• _SHORT EXERCISE_:
Extract only the first line of the listing and every line after it up to and including the one with "const Y_TICKS = [-1, -0.8, -0.6, -0.4, -0.2, 0, 0.2, 0.4];". Omit the pictures.

• _DATA EXTRACT_:

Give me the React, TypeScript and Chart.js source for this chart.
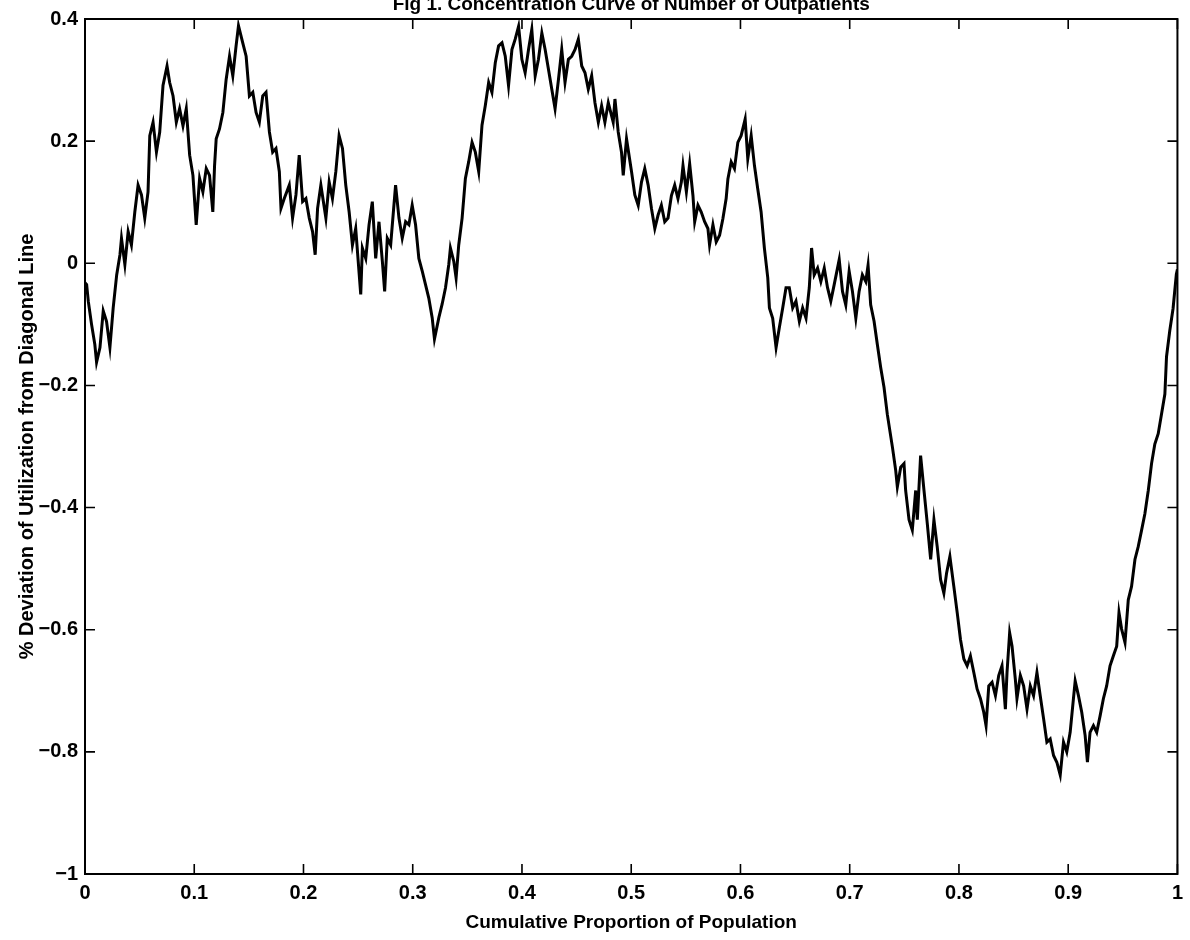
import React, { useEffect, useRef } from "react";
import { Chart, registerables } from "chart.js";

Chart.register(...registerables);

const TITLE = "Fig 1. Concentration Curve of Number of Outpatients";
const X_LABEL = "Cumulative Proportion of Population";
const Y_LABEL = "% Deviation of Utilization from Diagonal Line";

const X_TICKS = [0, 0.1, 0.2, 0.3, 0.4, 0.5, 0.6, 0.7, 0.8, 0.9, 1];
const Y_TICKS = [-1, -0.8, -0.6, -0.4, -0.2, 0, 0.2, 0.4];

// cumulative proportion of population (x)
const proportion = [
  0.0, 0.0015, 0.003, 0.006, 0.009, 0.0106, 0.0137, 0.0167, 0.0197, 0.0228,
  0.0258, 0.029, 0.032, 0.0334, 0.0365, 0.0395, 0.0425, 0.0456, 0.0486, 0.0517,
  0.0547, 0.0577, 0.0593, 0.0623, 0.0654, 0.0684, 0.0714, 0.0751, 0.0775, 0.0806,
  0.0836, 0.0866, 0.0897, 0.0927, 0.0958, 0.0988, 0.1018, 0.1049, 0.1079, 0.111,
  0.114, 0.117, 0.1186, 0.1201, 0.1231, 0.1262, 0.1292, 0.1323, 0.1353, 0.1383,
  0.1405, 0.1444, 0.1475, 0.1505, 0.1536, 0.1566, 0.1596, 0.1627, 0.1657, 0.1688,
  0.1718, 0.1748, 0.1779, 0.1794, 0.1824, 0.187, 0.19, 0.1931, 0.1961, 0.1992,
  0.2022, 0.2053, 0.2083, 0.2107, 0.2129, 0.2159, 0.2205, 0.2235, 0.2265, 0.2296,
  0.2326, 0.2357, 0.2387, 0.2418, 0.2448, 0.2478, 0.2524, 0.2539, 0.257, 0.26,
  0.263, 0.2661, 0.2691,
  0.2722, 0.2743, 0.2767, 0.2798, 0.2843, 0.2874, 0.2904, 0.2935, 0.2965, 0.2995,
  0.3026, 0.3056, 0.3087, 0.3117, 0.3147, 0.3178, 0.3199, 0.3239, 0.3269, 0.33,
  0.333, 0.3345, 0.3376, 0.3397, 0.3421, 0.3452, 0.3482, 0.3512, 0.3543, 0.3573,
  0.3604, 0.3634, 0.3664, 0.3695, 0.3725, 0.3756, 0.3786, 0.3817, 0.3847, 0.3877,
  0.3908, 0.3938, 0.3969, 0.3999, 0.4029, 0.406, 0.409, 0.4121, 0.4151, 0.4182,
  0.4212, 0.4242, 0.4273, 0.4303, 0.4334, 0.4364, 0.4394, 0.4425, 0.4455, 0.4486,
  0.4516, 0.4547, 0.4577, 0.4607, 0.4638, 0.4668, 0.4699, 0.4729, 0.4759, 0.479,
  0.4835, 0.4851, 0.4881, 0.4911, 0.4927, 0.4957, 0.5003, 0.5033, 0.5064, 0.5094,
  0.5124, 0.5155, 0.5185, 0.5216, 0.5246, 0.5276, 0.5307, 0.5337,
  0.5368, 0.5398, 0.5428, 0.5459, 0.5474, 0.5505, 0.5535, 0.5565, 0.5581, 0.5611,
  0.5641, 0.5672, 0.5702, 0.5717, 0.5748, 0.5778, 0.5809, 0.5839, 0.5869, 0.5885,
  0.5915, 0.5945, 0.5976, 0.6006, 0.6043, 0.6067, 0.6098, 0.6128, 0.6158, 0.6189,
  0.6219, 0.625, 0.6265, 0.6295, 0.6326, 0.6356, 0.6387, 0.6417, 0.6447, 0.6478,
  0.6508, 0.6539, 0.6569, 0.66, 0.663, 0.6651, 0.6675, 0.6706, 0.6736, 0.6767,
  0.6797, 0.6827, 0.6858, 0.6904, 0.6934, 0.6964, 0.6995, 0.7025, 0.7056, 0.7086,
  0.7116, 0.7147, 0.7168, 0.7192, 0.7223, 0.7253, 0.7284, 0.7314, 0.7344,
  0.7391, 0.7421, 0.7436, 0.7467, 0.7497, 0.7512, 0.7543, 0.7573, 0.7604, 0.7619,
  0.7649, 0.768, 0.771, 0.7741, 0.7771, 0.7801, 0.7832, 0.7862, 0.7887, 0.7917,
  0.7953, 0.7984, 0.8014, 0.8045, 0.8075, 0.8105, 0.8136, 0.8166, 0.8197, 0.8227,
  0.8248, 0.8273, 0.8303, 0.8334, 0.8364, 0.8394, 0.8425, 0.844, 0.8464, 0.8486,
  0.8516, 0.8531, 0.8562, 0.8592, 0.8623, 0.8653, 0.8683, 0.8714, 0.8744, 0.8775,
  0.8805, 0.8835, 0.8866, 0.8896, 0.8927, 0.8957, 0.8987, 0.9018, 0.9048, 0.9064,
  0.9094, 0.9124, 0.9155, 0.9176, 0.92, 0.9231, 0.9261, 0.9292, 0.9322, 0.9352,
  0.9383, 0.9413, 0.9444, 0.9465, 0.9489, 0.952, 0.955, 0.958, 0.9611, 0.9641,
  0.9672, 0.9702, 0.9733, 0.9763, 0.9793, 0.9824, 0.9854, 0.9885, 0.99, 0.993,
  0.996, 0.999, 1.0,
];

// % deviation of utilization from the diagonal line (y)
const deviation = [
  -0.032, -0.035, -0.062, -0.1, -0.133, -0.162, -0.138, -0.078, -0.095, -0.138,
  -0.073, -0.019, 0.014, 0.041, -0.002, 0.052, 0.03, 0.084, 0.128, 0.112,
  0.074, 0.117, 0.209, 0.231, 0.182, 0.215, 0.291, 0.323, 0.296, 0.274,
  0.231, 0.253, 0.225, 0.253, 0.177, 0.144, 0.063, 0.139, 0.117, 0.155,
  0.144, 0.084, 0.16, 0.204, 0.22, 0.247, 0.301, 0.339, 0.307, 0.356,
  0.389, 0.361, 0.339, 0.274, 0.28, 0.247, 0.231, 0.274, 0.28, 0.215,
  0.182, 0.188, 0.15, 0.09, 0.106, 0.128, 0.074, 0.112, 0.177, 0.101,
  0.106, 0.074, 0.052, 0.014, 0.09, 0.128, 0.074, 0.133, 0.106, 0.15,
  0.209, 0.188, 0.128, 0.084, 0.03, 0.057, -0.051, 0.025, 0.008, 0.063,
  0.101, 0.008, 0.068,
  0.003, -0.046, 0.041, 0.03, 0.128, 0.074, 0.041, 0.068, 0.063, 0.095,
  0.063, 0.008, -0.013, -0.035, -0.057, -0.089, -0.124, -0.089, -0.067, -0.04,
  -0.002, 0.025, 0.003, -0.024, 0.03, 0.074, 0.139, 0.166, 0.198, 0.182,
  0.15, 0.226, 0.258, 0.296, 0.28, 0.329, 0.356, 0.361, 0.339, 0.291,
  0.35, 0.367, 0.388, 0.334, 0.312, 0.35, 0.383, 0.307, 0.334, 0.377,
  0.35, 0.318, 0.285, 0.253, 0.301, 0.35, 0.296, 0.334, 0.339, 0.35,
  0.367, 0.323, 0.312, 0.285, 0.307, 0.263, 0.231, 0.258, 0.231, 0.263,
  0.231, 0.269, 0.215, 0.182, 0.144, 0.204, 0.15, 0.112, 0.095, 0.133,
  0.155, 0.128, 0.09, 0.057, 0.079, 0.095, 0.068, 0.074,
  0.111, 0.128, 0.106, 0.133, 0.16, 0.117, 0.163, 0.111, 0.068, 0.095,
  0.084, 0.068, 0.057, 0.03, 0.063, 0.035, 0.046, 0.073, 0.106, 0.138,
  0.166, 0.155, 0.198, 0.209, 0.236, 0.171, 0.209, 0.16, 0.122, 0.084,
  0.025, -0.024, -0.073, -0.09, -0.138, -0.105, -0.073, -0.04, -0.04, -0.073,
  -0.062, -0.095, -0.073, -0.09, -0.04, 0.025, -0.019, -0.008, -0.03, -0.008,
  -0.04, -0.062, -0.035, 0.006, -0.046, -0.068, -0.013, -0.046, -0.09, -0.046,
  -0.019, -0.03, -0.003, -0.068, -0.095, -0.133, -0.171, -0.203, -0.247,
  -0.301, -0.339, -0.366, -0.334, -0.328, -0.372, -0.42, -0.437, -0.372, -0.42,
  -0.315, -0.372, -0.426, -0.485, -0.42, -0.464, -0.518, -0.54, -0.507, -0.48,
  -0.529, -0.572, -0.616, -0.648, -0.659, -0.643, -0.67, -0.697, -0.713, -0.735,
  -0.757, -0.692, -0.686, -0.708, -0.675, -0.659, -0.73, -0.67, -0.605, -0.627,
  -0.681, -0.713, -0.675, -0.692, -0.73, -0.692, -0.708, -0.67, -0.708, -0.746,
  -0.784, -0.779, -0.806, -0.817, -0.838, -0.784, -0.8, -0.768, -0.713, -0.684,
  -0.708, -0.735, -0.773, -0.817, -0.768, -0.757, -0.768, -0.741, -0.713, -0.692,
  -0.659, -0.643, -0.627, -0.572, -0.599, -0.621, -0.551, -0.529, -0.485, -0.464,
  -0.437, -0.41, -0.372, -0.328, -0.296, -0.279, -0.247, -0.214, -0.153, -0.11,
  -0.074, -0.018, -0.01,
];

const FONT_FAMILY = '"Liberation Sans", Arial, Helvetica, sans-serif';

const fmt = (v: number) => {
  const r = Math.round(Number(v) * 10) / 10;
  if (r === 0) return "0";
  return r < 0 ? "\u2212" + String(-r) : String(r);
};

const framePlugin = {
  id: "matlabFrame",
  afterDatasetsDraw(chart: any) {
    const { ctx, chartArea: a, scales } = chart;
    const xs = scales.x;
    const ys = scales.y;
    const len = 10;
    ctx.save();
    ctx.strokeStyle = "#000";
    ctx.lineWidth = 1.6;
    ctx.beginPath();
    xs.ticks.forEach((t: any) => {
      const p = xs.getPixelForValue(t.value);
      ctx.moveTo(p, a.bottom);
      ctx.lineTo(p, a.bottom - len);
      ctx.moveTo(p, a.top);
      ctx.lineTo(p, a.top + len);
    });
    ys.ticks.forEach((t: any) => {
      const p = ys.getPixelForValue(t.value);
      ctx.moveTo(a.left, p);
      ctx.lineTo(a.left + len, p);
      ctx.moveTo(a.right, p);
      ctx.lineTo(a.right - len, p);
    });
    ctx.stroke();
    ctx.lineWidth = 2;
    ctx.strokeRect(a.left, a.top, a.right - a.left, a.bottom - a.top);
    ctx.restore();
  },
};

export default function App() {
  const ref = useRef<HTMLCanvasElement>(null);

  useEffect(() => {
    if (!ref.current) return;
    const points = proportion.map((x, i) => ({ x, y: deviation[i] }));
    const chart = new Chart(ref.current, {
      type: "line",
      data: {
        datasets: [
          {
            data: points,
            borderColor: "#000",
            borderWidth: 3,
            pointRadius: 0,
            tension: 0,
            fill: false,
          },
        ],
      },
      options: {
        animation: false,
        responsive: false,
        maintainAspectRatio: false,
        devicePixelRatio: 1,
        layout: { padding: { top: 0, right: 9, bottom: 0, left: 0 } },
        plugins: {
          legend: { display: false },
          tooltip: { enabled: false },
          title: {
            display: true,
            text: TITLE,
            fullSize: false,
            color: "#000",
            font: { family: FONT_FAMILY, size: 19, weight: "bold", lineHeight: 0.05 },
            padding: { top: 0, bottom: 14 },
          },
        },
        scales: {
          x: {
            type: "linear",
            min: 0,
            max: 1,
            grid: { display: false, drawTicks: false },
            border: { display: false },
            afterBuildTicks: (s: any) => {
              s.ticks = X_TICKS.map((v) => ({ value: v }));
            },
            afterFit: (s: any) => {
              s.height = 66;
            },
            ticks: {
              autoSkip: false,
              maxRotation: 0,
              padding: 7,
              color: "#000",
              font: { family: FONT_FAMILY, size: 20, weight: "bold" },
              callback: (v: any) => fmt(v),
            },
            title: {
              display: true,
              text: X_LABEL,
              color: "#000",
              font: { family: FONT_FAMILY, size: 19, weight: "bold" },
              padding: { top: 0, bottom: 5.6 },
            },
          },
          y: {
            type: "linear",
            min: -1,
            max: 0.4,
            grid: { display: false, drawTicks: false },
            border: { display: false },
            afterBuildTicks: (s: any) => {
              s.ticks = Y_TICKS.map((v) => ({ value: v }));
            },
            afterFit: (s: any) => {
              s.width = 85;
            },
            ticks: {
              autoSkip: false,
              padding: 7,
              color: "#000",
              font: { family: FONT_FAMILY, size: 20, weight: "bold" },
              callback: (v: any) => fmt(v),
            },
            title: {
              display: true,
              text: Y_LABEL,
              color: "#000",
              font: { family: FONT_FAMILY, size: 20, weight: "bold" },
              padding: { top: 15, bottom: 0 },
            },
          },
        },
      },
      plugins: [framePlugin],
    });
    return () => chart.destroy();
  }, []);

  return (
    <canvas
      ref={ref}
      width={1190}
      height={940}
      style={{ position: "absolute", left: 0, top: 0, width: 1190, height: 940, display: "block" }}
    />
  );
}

• _COMPLETE OUTPUT_:
Give me the React, TypeScript and Chart.js source for this chart.
import React, { useEffect, useRef } from "react";
import { Chart, registerables } from "chart.js";

Chart.register(...registerables);

const TITLE = "Fig 1. Concentration Curve of Number of Outpatients";
const X_LABEL = "Cumulative Proportion of Population";
const Y_LABEL = "% Deviation of Utilization from Diagonal Line";

const X_TICKS = [0, 0.1, 0.2, 0.3, 0.4, 0.5, 0.6, 0.7, 0.8, 0.9, 1];
const Y_TICKS = [-1, -0.8, -0.6, -0.4, -0.2, 0, 0.2, 0.4];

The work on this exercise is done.